Abstract
Molten salt reactors (MSRs) are one of the more promising advanced reactor concepts because they offer passive safety, high-temperature process heat, and the potential for improved fuel cycle economics through online reprocessing [1]. However, before MSRs can be reliably deployed, structural materials must be identified that can survive extended exposure to highly-corrosive salts during irradiation at high temperatures. The U.S. Department of Energy (DOE) is funding the design and eventual construction of a Versatile Test Reactor (VTR) that will include experimental facilities for testing under conditions representative of several advanced reactors, including MSRs [2]. These facilities will allow testing of candidate structural materials during irradiation with flowing salt. If properly designed, these experiments will allow for post-irradiation characterization of weight loss in the structural material coupons.
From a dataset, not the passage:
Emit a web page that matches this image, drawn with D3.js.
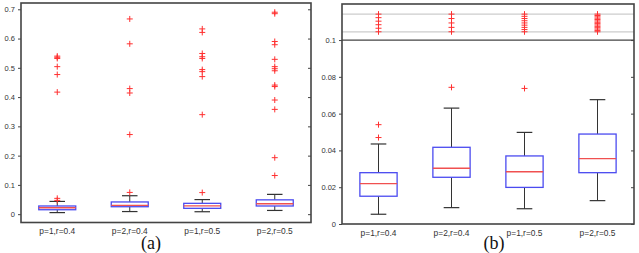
<!DOCTYPE html>
<html>
<head>
  <meta charset="utf-8" />
  <title>Boxplots</title>
  <style>
    body { margin: 0; background: #fff; }
    text { font-family: "Liberation Sans", Arial, sans-serif; fill: #333; }
  </style>
  <script src="https://cdnjs.cloudflare.com/ajax/libs/d3/7.8.5/d3.min.js"></script>
</head>
<body>
  <script>
    // data (same runs in both panels)
    var categories = ['p=1,r=0.4', 'p=2,r=0.4', 'p=1,r=0.5', 'p=2,r=0.5'];
    var whiskerLow = [0.0053, 0.0089, 0.0083, 0.0127];
    var q1 = [0.0151, 0.0254, 0.0199, 0.0279];
    var medians = [0.0219, 0.0303, 0.0284, 0.0355];
    var q3 = [0.0279, 0.0417, 0.037, 0.0489];
    var whiskerHigh = [0.0435, 0.063, 0.0498, 0.0676];
    var outliers = [
      [0.047, 0.054, 0.417, 0.477, 0.504, 0.532, 0.536, 0.54],
      [0.0743, 0.272, 0.414, 0.429, 0.582, 0.667],
      [0.0737, 0.34, 0.47, 0.487, 0.494, 0.532, 0.538, 0.549, 0.621, 0.633],
      [0.132, 0.193, 0.358, 0.39, 0.436, 0.441, 0.49, 0.497, 0.504, 0.529, 0.579, 0.59, 0.685, 0.69]
    ];
    var ticksA = [0, 0.1, 0.2, 0.3, 0.4, 0.5, 0.6, 0.7];
    var ticksB = [0, 0.02, 0.04, 0.06, 0.08, 0.1];
    var limitB = 0.1;          // panel (b) data limit, larger values are compressed
    var bandB = [0.1045, 0.1141]; // compressed band (in axis units)
    var topB = 0.1196;

    var W = 639, H = 253;
    var svg = d3.select('body').append('svg').attr('width', W).attr('height', H);

    var rows = categories.map(function (c, i) {
      return { cat: c, lo: whiskerLow[i], q1: q1[i], med: medians[i], q3: q3[i], hi: whiskerHigh[i], out: outliers[i] };
    });

    function drawPanel(opt) {
      var g = svg.append('g');
      var x = d3.scaleBand().domain(categories).range([opt.left, opt.right]);
      var y = d3.scaleLinear().domain(opt.domain).range([opt.bottom, opt.top]);
      var bw = x.bandwidth() * 0.51, cw = bw * 0.42;
      var cx = function (d) { return x(d.cat) + x.bandwidth() / 2; };

      if (opt.extras) opt.extras(g, x, y);

      var box = g.selectAll('.bx').data(rows).enter().append('g');
      // whiskers
      box.append('line').attr('x1', cx).attr('x2', cx)
        .attr('y1', d => y(d.q3)).attr('y2', d => y(d.hi))
        .attr('stroke', '#333').attr('stroke-width', 1);
      box.append('line').attr('x1', cx).attr('x2', cx)
        .attr('y1', d => y(d.q1)).attr('y2', d => y(d.lo))
        .attr('stroke', '#333').attr('stroke-width', 1);
      box.append('line').attr('x1', d => cx(d) - cw / 2).attr('x2', d => cx(d) + cw / 2)
        .attr('y1', d => y(d.hi)).attr('y2', d => y(d.hi))
        .attr('stroke', '#333').attr('stroke-width', 1.2);
      box.append('line').attr('x1', d => cx(d) - cw / 2).attr('x2', d => cx(d) + cw / 2)
        .attr('y1', d => y(d.lo)).attr('y2', d => y(d.lo))
        .attr('stroke', '#333').attr('stroke-width', 1.2);
      box.append('rect')
        .attr('x', d => cx(d) - bw / 2).attr('width', bw)
        .attr('y', d => y(d.q3)).attr('height', d => y(d.q1) - y(d.q3))
        .attr('fill', '#fff').attr('stroke', '#4b4bf0').attr('stroke-width', 1.3);
      box.append('line').attr('x1', d => cx(d) - bw / 2).attr('x2', d => cx(d) + bw / 2)
        .attr('y1', d => y(d.med)).attr('y2', d => y(d.med))
        .attr('stroke', '#f05050').attr('stroke-width', 1.3);

      // outliers as red plus marks
      var pts = [];
      rows.forEach(function (d) {
        var big = d.out.filter(v => !(opt.limit && v > opt.limit));
        var ext = d.out.filter(v => opt.limit && v > opt.limit);
        big.forEach(v => pts.push({ x: cx(d), y: y(v) }));
        if (ext.length) {
          var r = d3.scaleLinear().domain([0, ext.length - 1]).range(opt.band);
          ext.forEach((v, k) => pts.push({ x: cx(d), y: y(r(k)) }));
        }
      });
      var s = 3;
      var plus = g.selectAll('.pt').data(pts).enter().append('g');
      plus.append('line').attr('x1', d => d.x - s).attr('x2', d => d.x + s)
        .attr('y1', d => d.y).attr('y2', d => d.y).attr('stroke', '#ff3030').attr('stroke-width', 1);
      plus.append('line').attr('x1', d => d.x).attr('x2', d => d.x)
        .attr('y1', d => d.y - s).attr('y2', d => d.y + s).attr('stroke', '#ff3030').attr('stroke-width', 1);

      // frame
      g.append('rect').attr('x', opt.left).attr('y', opt.top)
        .attr('width', opt.right - opt.left).attr('height', opt.bottom - opt.top)
        .attr('fill', 'none').attr('stroke', '#444').attr('stroke-width', 1.6);

      var ya = g.append('g').attr('transform', 'translate(' + opt.left + ',0)')
        .call(d3.axisLeft(y).tickValues(opt.ticks).tickSize(3).tickPadding(3).tickFormat(d3.format('')));
      ya.select('.domain').remove();
      ya.selectAll('text').style('font-size', '7.5px').style('font-family', '"Liberation Sans", Arial, sans-serif').attr('fill', '#333');
      ya.selectAll('line').attr('stroke', '#444');
      var yr = g.append('g').attr('transform', 'translate(' + opt.right + ',0)')
        .call(d3.axisLeft(y).tickValues(opt.ticks).tickSize(3).tickFormat(''));
      yr.select('.domain').remove();
      yr.selectAll('line').attr('stroke', '#444');

      var xa = g.append('g').attr('transform', 'translate(0,' + opt.bottom + ')')
        .call(d3.axisBottom(x).tickSize(0).tickPadding(6));
      xa.select('.domain').remove();
      xa.selectAll('text').style('font-size', '8.4px').style('font-family', '"Liberation Sans", Arial, sans-serif').attr('fill', '#333');

      g.append('text').attr('text-anchor', 'middle')
        .attr('x', opt.captionX).attr('y', 249)
        .style('font-family', '"Liberation Serif", "DejaVu Serif", "Times New Roman", serif')
        .style('font-size', '18px').style('fill', '#111')
        .text(opt.caption);
    }

    drawPanel({
      left: 21, right: 311, top: 3, bottom: 222.5,
      domain: [-0.0285, 0.7215], ticks: ticksA,
      caption: '(a)', captionX: 151
    });

    drawPanel({
      left: 342, right: 634, top: 4, bottom: 224,
      domain: [0, topB], ticks: ticksB,
      limit: limitB, band: bandB,
      caption: '(b)', captionX: 494,
      extras: function (g, x, y) {
        g.selectAll('.bl').data(bandB).enter().append('line')
          .attr('x1', 342).attr('x2', 634)
          .attr('y1', d => y(d)).attr('y2', d => y(d))
          .attr('stroke', '#ccc').attr('stroke-width', 1.2);
        g.append('line').attr('x1', 342).attr('x2', 634)
          .attr('y1', y(limitB)).attr('y2', y(limitB))
          .attr('stroke', '#444').attr('stroke-width', 1.2);
      }
    });
  </script>
</body>
</html>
However, significantly more information could be gained if the corrosion could be monitored in situ.
There are currently no commercially available sensors for in situ corrosion monitoring at temperatures in the range of 500−900°C [3]. An in situ corrosion sensor would also have to survive high-dose neutron irradiation and extended exposure chemically aggressive media (e.g., molten salts). While there are ongoing efforts to use the change in magnetic susceptibility of Cr-containing alloys, this technique is limited to Cr-containing structural materials and there are concerns when using a magnetic susceptibility sensor at temperatures approaching the Curie temperature of iron (770°C) [4].